Wherever the word "standalone" appears in a line, extract that line.

Data for processing:
(begin)
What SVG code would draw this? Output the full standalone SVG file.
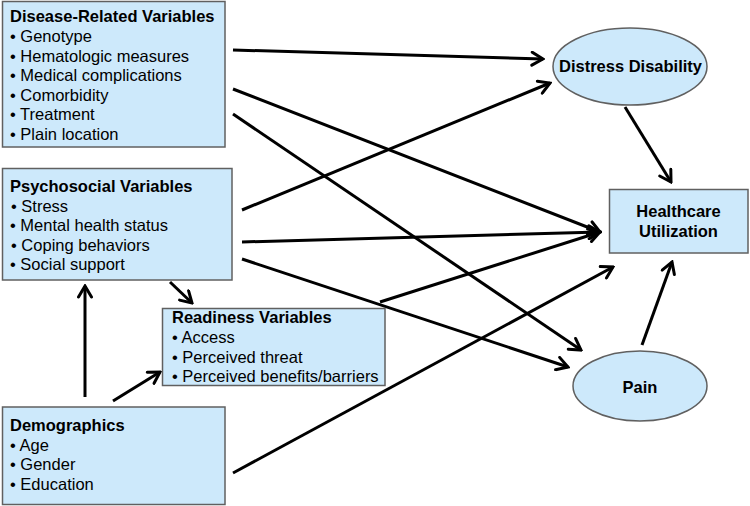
(end)
(begin)
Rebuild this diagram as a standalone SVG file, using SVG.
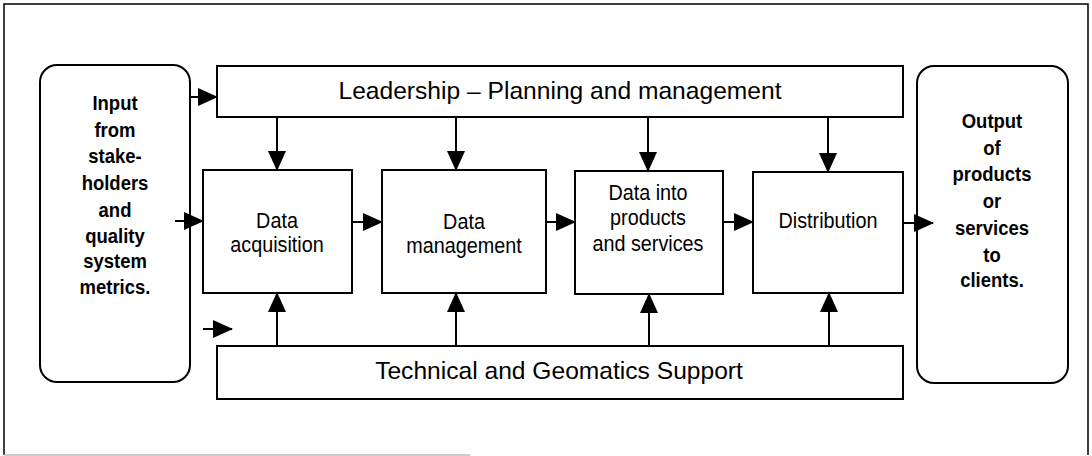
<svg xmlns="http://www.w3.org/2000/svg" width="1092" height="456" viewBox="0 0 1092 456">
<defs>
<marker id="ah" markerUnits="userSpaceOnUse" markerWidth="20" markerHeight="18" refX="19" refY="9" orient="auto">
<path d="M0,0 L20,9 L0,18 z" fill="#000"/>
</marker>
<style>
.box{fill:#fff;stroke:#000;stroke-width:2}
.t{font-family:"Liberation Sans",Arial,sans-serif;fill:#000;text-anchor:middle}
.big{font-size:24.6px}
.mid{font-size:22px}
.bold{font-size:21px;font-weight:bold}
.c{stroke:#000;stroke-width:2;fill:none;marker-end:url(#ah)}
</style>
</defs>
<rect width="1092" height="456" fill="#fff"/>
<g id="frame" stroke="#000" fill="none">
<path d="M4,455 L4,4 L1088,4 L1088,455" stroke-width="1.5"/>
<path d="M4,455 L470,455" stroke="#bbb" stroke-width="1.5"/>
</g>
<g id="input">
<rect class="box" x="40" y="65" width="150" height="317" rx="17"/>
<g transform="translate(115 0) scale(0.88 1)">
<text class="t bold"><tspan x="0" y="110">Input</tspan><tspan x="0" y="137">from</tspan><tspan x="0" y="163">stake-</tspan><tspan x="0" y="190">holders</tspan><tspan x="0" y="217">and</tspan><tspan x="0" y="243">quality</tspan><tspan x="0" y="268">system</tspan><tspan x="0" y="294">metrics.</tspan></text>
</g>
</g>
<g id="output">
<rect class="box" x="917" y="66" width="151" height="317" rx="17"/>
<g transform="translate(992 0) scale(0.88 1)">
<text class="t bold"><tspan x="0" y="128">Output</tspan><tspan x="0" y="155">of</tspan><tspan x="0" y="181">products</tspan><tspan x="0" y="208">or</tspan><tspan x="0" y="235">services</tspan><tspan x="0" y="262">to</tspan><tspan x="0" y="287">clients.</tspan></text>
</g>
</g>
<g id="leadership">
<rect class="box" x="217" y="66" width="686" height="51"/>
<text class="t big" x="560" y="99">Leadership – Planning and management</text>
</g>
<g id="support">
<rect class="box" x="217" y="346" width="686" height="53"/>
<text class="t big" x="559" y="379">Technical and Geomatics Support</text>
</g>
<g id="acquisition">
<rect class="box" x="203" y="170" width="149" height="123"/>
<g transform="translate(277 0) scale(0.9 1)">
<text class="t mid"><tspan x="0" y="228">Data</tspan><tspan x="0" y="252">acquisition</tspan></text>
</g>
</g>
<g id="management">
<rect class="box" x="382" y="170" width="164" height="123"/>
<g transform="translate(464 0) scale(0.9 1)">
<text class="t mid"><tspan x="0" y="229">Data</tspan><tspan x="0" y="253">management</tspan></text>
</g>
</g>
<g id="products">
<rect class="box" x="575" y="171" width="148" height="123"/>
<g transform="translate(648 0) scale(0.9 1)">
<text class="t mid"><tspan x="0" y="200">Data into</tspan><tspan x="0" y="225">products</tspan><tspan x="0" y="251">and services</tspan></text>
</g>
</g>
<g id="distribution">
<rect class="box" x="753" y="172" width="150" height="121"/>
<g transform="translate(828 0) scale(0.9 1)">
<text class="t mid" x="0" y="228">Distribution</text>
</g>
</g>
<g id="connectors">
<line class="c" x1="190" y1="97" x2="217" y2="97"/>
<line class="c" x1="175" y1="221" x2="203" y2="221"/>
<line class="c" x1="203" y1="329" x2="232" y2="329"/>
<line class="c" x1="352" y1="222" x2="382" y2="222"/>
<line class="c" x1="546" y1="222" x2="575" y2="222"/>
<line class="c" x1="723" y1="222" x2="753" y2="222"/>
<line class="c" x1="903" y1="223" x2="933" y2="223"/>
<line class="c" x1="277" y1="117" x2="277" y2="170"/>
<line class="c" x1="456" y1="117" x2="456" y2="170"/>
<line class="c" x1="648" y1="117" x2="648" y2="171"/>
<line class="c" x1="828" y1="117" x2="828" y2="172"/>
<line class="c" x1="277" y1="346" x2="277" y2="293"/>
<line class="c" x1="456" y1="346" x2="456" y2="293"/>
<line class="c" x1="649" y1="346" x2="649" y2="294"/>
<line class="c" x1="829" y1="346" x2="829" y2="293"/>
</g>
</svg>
(end)
Solution:
What SVG code would draw this? Output the full standalone SVG file.
Rebuild this diagram as a standalone SVG file, using SVG.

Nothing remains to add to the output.